The ban, which covers everything from cotton apparel to canned tomatoes, will affect a wide array of U.S. importers. Xinjiang accounts for almost one-fifth of global cotton production, according to official figures and calculations by The Washington Post.
U.S. Customs and Border Protection said Wednesday it would immediately start detaining cotton and tomato products produced in the region, "based on information that reasonably indicates the use of detainee or prison labor and situations of forced labor."
The agency said it conducted an investigation that revealed working conditions including "debt bondage, restriction of movement, isolation, intimidation and threats, withholding of wages, and abusive living and working conditions."
"DHS will not tolerate forced labor of any kind in U.S. supply chains. We will continue to protect the American people and investigate credible allegations of forced labor, we will prevent goods made by forced labor from entering our country, and we demand the Chinese close their camps and stop their human rights violations," Ken Cuccinelli, acting deputy secretary of the Department of Homeland Security, which oversees Customs and Border Protection, said in a statement.
The ban includes textiles, tomato seeds, tomato sauce and other goods made with cotton and tomatoes. China's embassy in Washington, D.C., didn't immediately respond to a request for comment.

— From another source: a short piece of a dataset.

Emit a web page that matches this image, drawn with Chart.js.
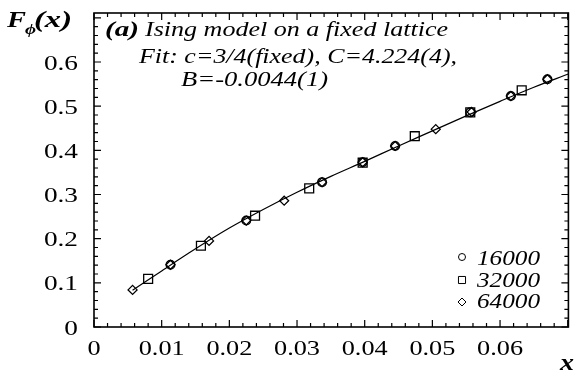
<!DOCTYPE html>
<html>
<head>
<meta charset="utf-8">
<script src="https://cdn.jsdelivr.net/npm/chart.js@4/dist/chart.umd.min.js"></script>
<style>
  html, body { margin: 0; padding: 0; background: #fff; }
  #wrap { width: 576px; height: 376px; }
</style>
</head>
<body>
<div id="wrap"><canvas id="myChart" width="576" height="376"></canvas></div>
<script>
// data
const xTicks = [0, 0.01, 0.02, 0.03, 0.04, 0.05, 0.06]
const xTickLabels = ["0", "0.01", "0.02", "0.03", "0.04", "0.05", "0.06"]
const yTicks = [0, 0.1, 0.2, 0.3, 0.4, 0.5, 0.6]
const yTickLabels = ["0", "0.1", "0.2", "0.3", "0.4", "0.5", "0.6"]

const x16000 = [0.0113, 0.0225, 0.0337, 0.0397, 0.0445, 0.0556, 0.0616, 0.0670]
const y16000 = [0.141, 0.241, 0.328, 0.373, 0.410, 0.486, 0.523, 0.561]
const x32000 = [0.0080, 0.0158, 0.0238, 0.0318, 0.0397, 0.0474, 0.0556, 0.0632]
const y32000 = [0.109, 0.184, 0.252, 0.314, 0.372, 0.432, 0.486, 0.536]
const x64000 = [0.0057, 0.0113, 0.0170, 0.0225, 0.0281, 0.0337, 0.0397, 0.0445, 0.0505, 0.0558, 0.0616, 0.0670]
const y64000 = [0.084, 0.141, 0.195, 0.241, 0.286, 0.328, 0.373, 0.410, 0.448, 0.487, 0.523, 0.561]

const xFit = [0.0057, 0.010, 0.015, 0.020, 0.025, 0.030, 0.035, 0.040, 0.045, 0.050, 0.055, 0.060, 0.065, 0.0701]
const yFit = [0.083, 0.127, 0.177, 0.224, 0.266, 0.305, 0.341, 0.375, 0.410, 0.444, 0.478, 0.511, 0.543, 0.573]

const seriesNames = ["16000", "32000", "64000"]
const annotationLines = ["Ising model on a fixed lattice", "Fit: c=3/4(fixed), C=4.224(4),", "B=-0.0044(1)"]

function pts(xs, ys) {
  return xs.map((x, i) => ({ x: x, y: ys[i] }))
}

const serif = "'Liberation Serif', 'DejaVu Serif', serif"

// the scanned figure has wide type, so stretch text sideways
function wideText(ctx, str, x, y, sx, align) {
  ctx.save()
  ctx.translate(x, y)
  ctx.scale(sx, 1)
  ctx.textAlign = align || 'left'
  ctx.fillText(str, 0, 0)
  ctx.restore()
}
function fitText(ctx, str, x, y, width) {
  const w = ctx.measureText(str).width
  wideText(ctx, str, x, y, width / w, 'left')
}

// frame with inward ticks on all four sides, labels and text
const framePlugin = {
  id: 'frame',
  afterDraw(chart) {
    const ctx = chart.ctx
    const a = chart.chartArea
    const xs = chart.scales.x
    const ys = chart.scales.y
    ctx.save()
    ctx.strokeStyle = '#000'
    ctx.lineWidth = 1.6
    ctx.strokeRect(a.left, a.top, a.right - a.left, a.bottom - a.top)
    ctx.lineWidth = 1.2
    ctx.beginPath()
    for (let k = 0; k <= 35; k++) {
      const px = xs.getPixelForValue(k * 0.002)
      if (px < a.left - 0.5 || px > a.right + 0.5) continue
      const len = (k % 5 === 0) ? 7 : 4
      ctx.moveTo(px, a.bottom); ctx.lineTo(px, a.bottom - len)
      ctx.moveTo(px, a.top); ctx.lineTo(px, a.top + len)
    }
    for (let k = 0; k <= 35; k++) {
      const py = ys.getPixelForValue(k * 0.02)
      if (py < a.top - 0.5 || py > a.bottom + 0.5) continue
      const len = (k % 5 === 0) ? 7 : 4
      ctx.moveTo(a.left, py); ctx.lineTo(a.left + len, py)
      ctx.moveTo(a.right, py); ctx.lineTo(a.right - len, py)
    }
    ctx.stroke()

    ctx.fillStyle = '#000'
    ctx.textBaseline = 'alphabetic'

    // tick labels
    ctx.font = "21px " + serif
    xTicks.forEach((v, i) => wideText(ctx, xTickLabels[i], xs.getPixelForValue(v), 355, 1.25, 'center'))
    yTicks.forEach((v, i) => wideText(ctx, yTickLabels[i], 78, ys.getPixelForValue(v) + 7.5, 1.3, 'right'))

    // annotation
    ctx.font = "bold italic 21px " + serif
    fitText(ctx, "(a)", 105, 36, 34)
    ctx.font = "italic 21px " + serif
    fitText(ctx, annotationLines[0], 145, 36, 303)
    fitText(ctx, annotationLines[1], 139, 63, 318)
    fitText(ctx, annotationLines[2], 181, 86, 147)

    // axis titles
    ctx.font = "bold italic 23px " + serif
    fitText(ctx, "F", 7, 27, 19)
    ctx.font = "bold italic 15px " + serif
    fitText(ctx, "\u03D5", 25, 34, 11)
    ctx.font = "bold italic 23px " + serif
    fitText(ctx, "(x)", 34, 27, 38)
    fitText(ctx, "x", 560, 370, 14)

    // legend
    const ds = chart.data.datasets.slice(1)
    const symR = [3.5, 5, 4]
    ds.forEach((d, i) => {
      const sy = [257, 280, 302][i]
      ctx.lineWidth = 1
      ctx.strokeStyle = '#000'
      ctx.fillStyle = '#fff'
      Chart.helpers.drawPoint(ctx, { pointStyle: d.pointStyle, radius: symR[i], rotation: 0, borderWidth: 1 }, 462, sy)
      ctx.fillStyle = '#000'
      ctx.font = "italic 21px " + serif
      fitText(ctx, seriesNames[i], 477, [265, 287, 308][i], 63)
    })
    ctx.restore()
  }
}

const ctx = document.getElementById('myChart')
new Chart(ctx, {
  type: 'scatter',
  data: {
    datasets: [
      {
        label: 'fit',
        data: pts(xFit, yFit),
        showLine: true,
        borderColor: '#000',
        borderWidth: 1.2,
        pointRadius: 0,
        cubicInterpolationMode: 'monotone'
      },
      {
        label: seriesNames[0],
        data: pts(x16000, y16000),
        pointStyle: 'circle',
        pointRadius: 4.3,
        borderColor: '#000',
        borderWidth: 1.4,
        backgroundColor: 'rgba(0,0,0,0)'
      },
      {
        label: seriesNames[1],
        data: pts(x32000, y32000),
        pointStyle: 'rect',
        pointRadius: 6.3,
        borderColor: '#000',
        borderWidth: 1.3,
        backgroundColor: 'rgba(0,0,0,0)'
      },
      {
        label: seriesNames[2],
        data: pts(x64000, y64000),
        pointStyle: 'rectRot',
        pointRadius: 4.5,
        borderColor: '#000',
        borderWidth: 1.3,
        backgroundColor: 'rgba(0,0,0,0)'
      }
    ]
  },
  options: {
    responsive: false,
    animation: false,
    layout: { padding: { top: 13, right: 2, left: 0, bottom: 0 } },
    plugins: { legend: { display: false }, tooltip: { enabled: false } },
    scales: {
      x: {
        type: 'linear',
        min: 0,
        max: 0.0701,
        grid: { display: false },
        border: { display: false },
        ticks: { display: false },
        afterFit: (s) => { s.height = 49 }
      },
      y: {
        type: 'linear',
        min: 0,
        max: 0.711,
        grid: { display: false },
        border: { display: false },
        ticks: { display: false },
        afterFit: (s) => { s.width = 94 }
      }
    }
  },
  plugins: [framePlugin]
})
</script>
</body>
</html>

In a statement, the American Apparel & Footwear Association, the National Retail Federation and two other industry groups said they "remain outraged" by reports of forced labor in the region and "have long made eradicating forced labor in our supply chains a top operational and public policy priority."
"We look forward to working with the U.S. Customs and Border Protection (CBP) to make sure enforcement is smart, transparent, targeted, and effective," the groups said. "We urge CBP to share with industry the evidence gathered, and the evidentiary thresholds used, that led to today's announcement."
The measure follows a more targeted ban the Trump administration issued in December, against cotton products made by Xinjiang Production and Construction Corps, which CBP called "an economic and paramilitary organization subordinate to the Chinese Communist Party."
In September, the U.S. banned the import of certain apparel and computer parts from China, saying they were made by forced laborers from the Xinjiang region.
Over the past three years, a heavy-handed Chinese anti-extremism campaign has swept an estimated 1 million Uighurs and other Muslim minorities into what the government calls "reeducation centers." Satellite images show these high-security compounds are similar in layout to prisons, and former detainees have alleged they were subject to torture.
Many detainees were placed at textile factory jobs in Xinjiang upon their release, according to official reports. Local officials have said it is voluntary work for rehabilitated criminals, but some workers have alleged they were threatened with detention if they refused.
The U.S. actions have followed a concerted push by a coalition of more than 190 organizations urging major fashion brands to stop using Xinjiang cotton, and international auditing firms to stop working with factories in the region.